Non sapevo si chiamasse Erin Moran. Per me è sempre stata Sottiletta: educata, ingenua, sorridente, serena. Era così in Happy Days. Da bambina e da ragazzina: la Joanie Cunningham, sorella di Richie, amica di Fonzie.
Ricordo ancora la sigla e mi verrebbe da canticchiarla ma la sofferenza per la fine della vita di colei che nell’immaginario collettivo era la “figlia perfetta” e che perfetta invece non era, me lo impedisce.
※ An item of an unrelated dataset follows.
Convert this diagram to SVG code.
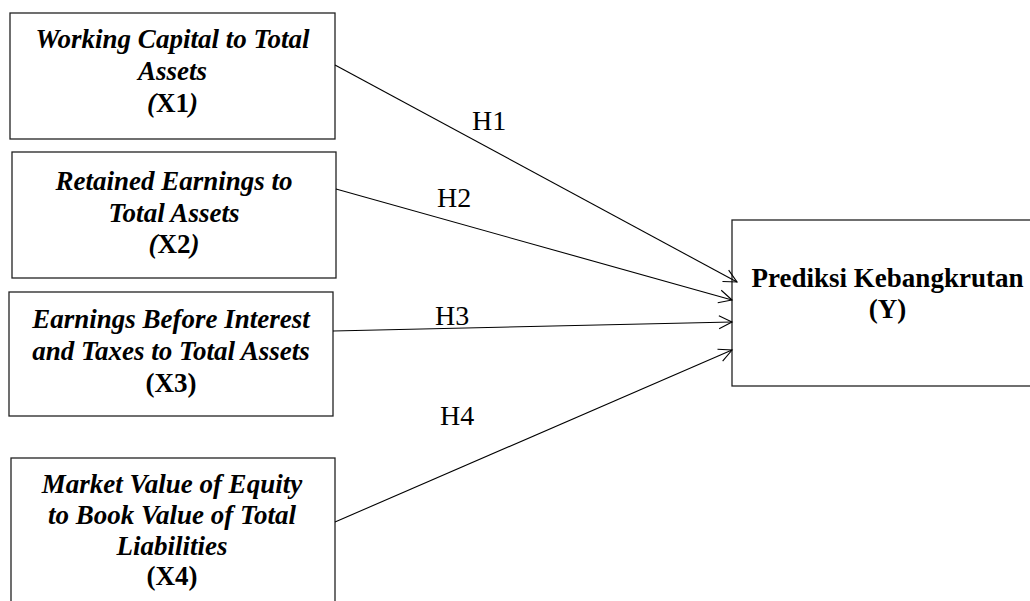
<svg xmlns="http://www.w3.org/2000/svg" width="1030" height="601" viewBox="0 0 1030 601">
<style>
.box{fill:#fff;stroke:#222;stroke-width:1.3}
.t{font-family:"Liberation Serif",serif;font-size:27px;font-weight:bold;font-style:italic;text-anchor:middle;fill:#000}
.b{font-family:"Liberation Serif",serif;font-size:27px;font-weight:bold;text-anchor:middle;fill:#000}
.up{font-style:normal}
.h{font-family:"Liberation Serif",serif;font-size:28px;fill:#000}
.c{stroke:#000;stroke-width:1.1;fill:none}
</style>
<defs>
<marker id="arr" markerUnits="userSpaceOnUse" markerWidth="16" markerHeight="16" refX="14" refY="8" orient="auto" viewBox="0 0 16 16">
<path d="M1,1.5 L14,8 L1,14.5" fill="none" stroke="#000" stroke-width="1.1"/>
</marker>
</defs>
<rect width="1030" height="601" fill="#fff"/>
<g id="x1">
<rect class="box" x="10" y="13" width="325" height="126"/>
<text class="t" x="172.5" y="48">Working Capital to Total</text>
<text class="t" x="172.5" y="80">Assets</text>
<text class="t" x="172.5" y="112">(<tspan class="up">X1</tspan>)</text>
</g>
<g id="x2">
<rect class="box" x="12" y="152" width="324" height="126"/>
<text class="t" x="174" y="190">Retained Earnings to</text>
<text class="t" x="174" y="222">Total Assets</text>
<text class="t" x="174" y="253">(<tspan class="up">X2</tspan>)</text>
</g>
<g id="x3">
<rect class="box" x="9" y="292" width="324" height="124"/>
<text class="t" x="171" y="328">Earnings Before Interest</text>
<text class="t" x="171" y="360">and Taxes to Total Assets</text>
<text class="b" x="171" y="392">(X3)</text>
</g>
<g id="x4">
<rect class="box" x="11" y="458" width="324" height="160"/>
<text class="t" x="172" y="493">Market Value of Equity</text>
<text class="t" x="172" y="524">to Book Value of Total</text>
<text class="t" x="172" y="555">Liabilities</text>
<text class="b" x="172" y="585">(X4)</text>
</g>
<g id="y">
<rect class="box" x="732" y="220" width="310" height="166"/>
<text class="b" x="887.5" y="287">Prediksi Kebangkrutan</text>
<text class="b" x="887.5" y="318">(Y)</text>
</g>
<g id="connectors">
<line class="c" x1="335" y1="65" x2="737" y2="282" marker-end="url(#arr)"/>
<line class="c" x1="336" y1="189" x2="732" y2="300" marker-end="url(#arr)"/>
<line class="c" x1="333" y1="331" x2="732" y2="322" marker-end="url(#arr)"/>
<line class="c" x1="335" y1="522" x2="732" y2="350" marker-end="url(#arr)"/>
<text class="h" x="472" y="130">H1</text>
<text class="h" x="437" y="207">H2</text>
<text class="h" x="435" y="325">H3</text>
<text class="h" x="440" y="425">H4</text>
</g>
</svg>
Non sapevo che avesse 56 anni. Non sapevo che fosse passata dall’essere ricca e famosa all’essere povera e disperata: viveva in un camper, senza un dollaro. Non sapevo che bevesse e si drogasse, come si legge su tutti i siti. Non potevo immaginarlo.
In realtà avevo smesso di pensare a lei, una volta terminato Happy Days. E, a quanto pare, non sono stata l’unica.
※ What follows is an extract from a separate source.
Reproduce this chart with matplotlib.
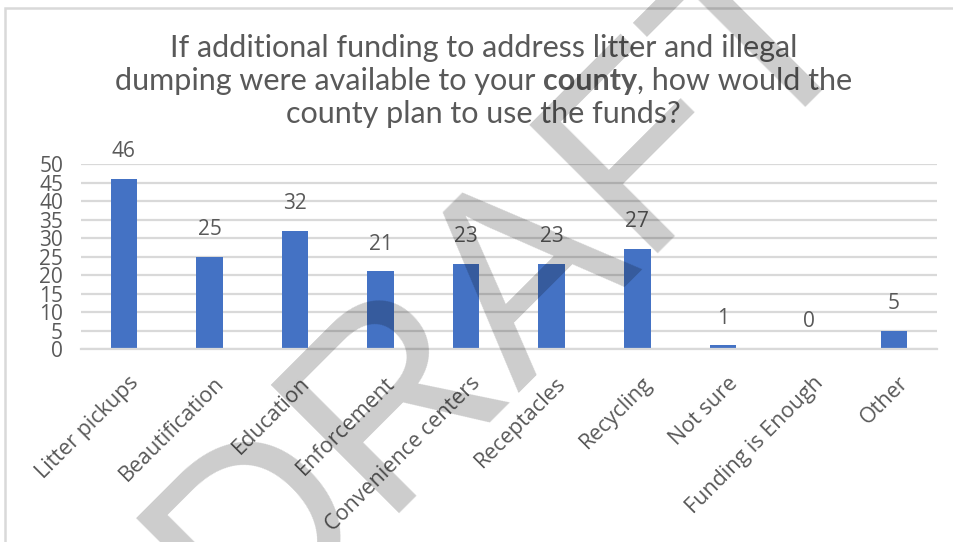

Sarebbe morta per “overdose di eroina” ma per averne certezza servirà attendere i risultati dell’autopsia.
Certo è che non finirà mai di scrivere quel libro che forse avrebbe spiegato a tutti noi come ha vissuto il passaggio dalle stelle alla povertà, dal successo alla solitudine, dalla gioia alla depressione: Happy Days, Depressing Nights.
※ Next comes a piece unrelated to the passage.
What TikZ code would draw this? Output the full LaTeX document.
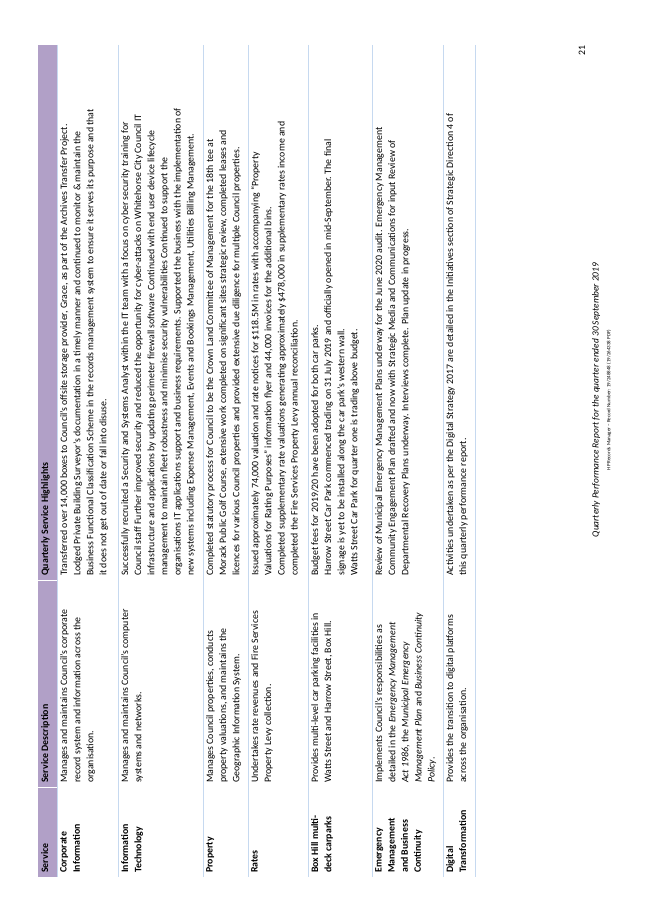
\documentclass[tikz,border=0pt]{standalone}
\usepackage{fontspec}
\setmainfont{Carlito}
\definecolor{headpurple}{HTML}{B1A0C7}
\definecolor{rowline}{HTML}{C6D9F0}
\tikzset{
    cell/.style = {rotate=90, anchor=north west, inner sep=0pt, align=left, font=\fontsize{9}{12}\selectfont},
    headcell/.style = {cell, font=\fontsize{9}{12}\selectfont\bfseries},
    namecell/.style = {cell, font=\fontsize{9}{12}\selectfont\bfseries}
}
\begin{document}
\begin{tikzpicture}[x=0.3216mm, y=-0.3216mm]
    \useasboundingbox (0, 0) rectangle (653, 923);

    % header band
    \fill[headpurple] (38, 45) rectangle (57, 877);
    \draw[white, thin] (38, 787) -- (57, 787);
    \draw[white, thin] (38, 580) -- (57, 580);
    \node[headcell] (hservice) at (41, 873) {Service};
    \node[headcell] (hdesc) at (41, 783) {Service Description};
    \node[headcell] (hhigh) at (41, 576) {Quarterly Service Highlights};

    % row lines
    \foreach \rx in {57, 118, 203, 248, 308, 372, 443, 475}
        \draw[rowline, thin] (\rx, 45) -- (\rx, 877);

    % corporate information
    \node[namecell] (scorp) at (60, 873) {Corporate\\Information};
    \node[cell] (dcorp) at (60, 783) {Manages and maintains Council's corporate\\record system and information across the\\organisation.};
    \node[cell] (qcorp) at (60, 576) {Transferred over 14,000 boxes to Council's offsite storage provider, Grace, as part of the Archives Transfer Project.\\Lodged Private Building Surveyor's documentation in a timely manner and continued to monitor \& maintain the\\Business Functional Classification Scheme in the records management system to ensure it serves its purpose and that\\it does not get out of date or fall into disuse.};

    % information technology
    \node[namecell] (sit) at (121, 873) {Information\\Technology};
    \node[cell] (dit) at (121, 783) {Manages and maintains Council's computer\\systems and networks.};
    \node[cell] (qit) at (121, 576) {Successfully recruited a Security and Systems Analyst within the IT team with a focus on cyber security training for\\Council staff Further improved security and reduced the opportunity for cyber-attacks on Whitehorse City Council IT\\infrastructure and applications by updating perimeter firewall software Continued with end user device lifecycle\\management to maintain fleet robustness and minimise security vulnerabilities Continued to support the\\organisations IT applications support and business requirements. Supported the business with the implementation of\\new systems including Expense Management, Events and Bookings Management, Utilities Billing Management.};

    % property
    \node[namecell] (sprop) at (206, 873) {Property};
    \node[cell] (dprop) at (206, 783) {Manages Council properties, conducts\\property valuations, and maintains the\\Geographic Information System.};
    \node[cell] (qprop) at (206, 576) {Completed statutory process for Council to be the Crown Land Committee of Management for the 18th tee at\\Morack Public Golf Course, extensive work completed on significant sites strategic review, completed leases and\\licences for various Council properties and provided extensive due diligence for multiple Council properties.};

    % rates
    \node[namecell] (srates) at (251, 873) {Rates};
    \node[cell] (drates) at (251, 783) {Undertakes rate revenues and Fire Services\\Property Levy collection.};
    \node[cell] (qrates) at (251, 576) {Issued approximately 74,000 valuation and rate notices for \$118.5M in rates with accompanying ``Property\\Valuations for Rating Purposes'' information flyer and 44,000 invoices for the additional bins.\\Completed supplementary rate valuations generating approximately \$478,000 in supplementary rates income and\\completed the Fire Services Property Levy annual reconciliation.};

    % box hill carparks
    \node[namecell] (scar) at (311, 873) {Box Hill multi-\\deck carparks};
    \node[cell] (dcar) at (311, 783) {Provides multi-level car parking facilities in\\Watts Street and Harrow Street, Box Hill.};
    \node[cell] (qcar) at (311, 576) {Budget fees for 2019/20 have been adopted for both car parks.\\Harrow Street Car Park commenced trading on 31 July 2019 and officially opened in mid-September. The final\\signage is yet to be installed along the car park's western wall.\\Watts Street Car Park for quarter one is trading above budget.};

    % emergency management
    \node[namecell] (semer) at (375, 873) {Emergency\\Management\\and Business\\Continuity};
    \node[cell] (demer) at (375, 783) {Implements Council's responsibilities as\\detailed in the \textit{Emergency Management}\\\textit{Act 1986}, the \textit{Municipal Emergency}\\\textit{Management Plan} and \textit{Business Continuity}\\\textit{Policy}.};
    \node[cell] (qemer) at (375, 576) {Review of Municipal Emergency Management Plans underway for the June 2020 audit. Emergency Management\\Community Engagement Plan drafted and now with Strategic Media and Communications for input Review of\\Departmental Recovery Plans underway. Interviews complete. Plan update in progress.};

    % digital transformation
    \node[namecell] (sdig) at (446, 873) {Digital\\Transformation};
    \node[cell] (ddig) at (446, 783) {Provides the transition to digital platforms\\across the organisation.};
    \node[cell] (qdig) at (446, 576) {Activities undertaken as per the Digital Strategy 2017 are detailed in the Initiatives section of Strategic Direction 4 of\\this quarterly performance report.};

    % footer
    \node[rotate=90, inner sep=0pt, font=\fontsize{8.6}{10}\selectfont\itshape] (ftitle) at (596, 400) {Quarterly Performance Report for the quarter ended 30 September 2019};
    \node[rotate=90, inner sep=0pt, font=\fontsize{4.6}{6}\selectfont] (frecord) at (609, 400) {HP Records Manager -- Record Number: 19/248848 (19/264338 PDF)};
    \node[rotate=90, inner sep=0pt, font=\fontsize{9}{10}\selectfont] (pnum) at (582, 51) {21};
\end{tikzpicture}
\end{document}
A volte capita di invidiare questi personaggi, di voler quasi fare a cambio con le loro vite. Nel contempo ignoriamo il fatto che alcuni di loro farebbero o avrebbero fatto volentieri a cambio con la nostra di vita, seppur lontana anni luce dai riflettori.
Riflettori che illuminano solo finché qualcuno non li spegne.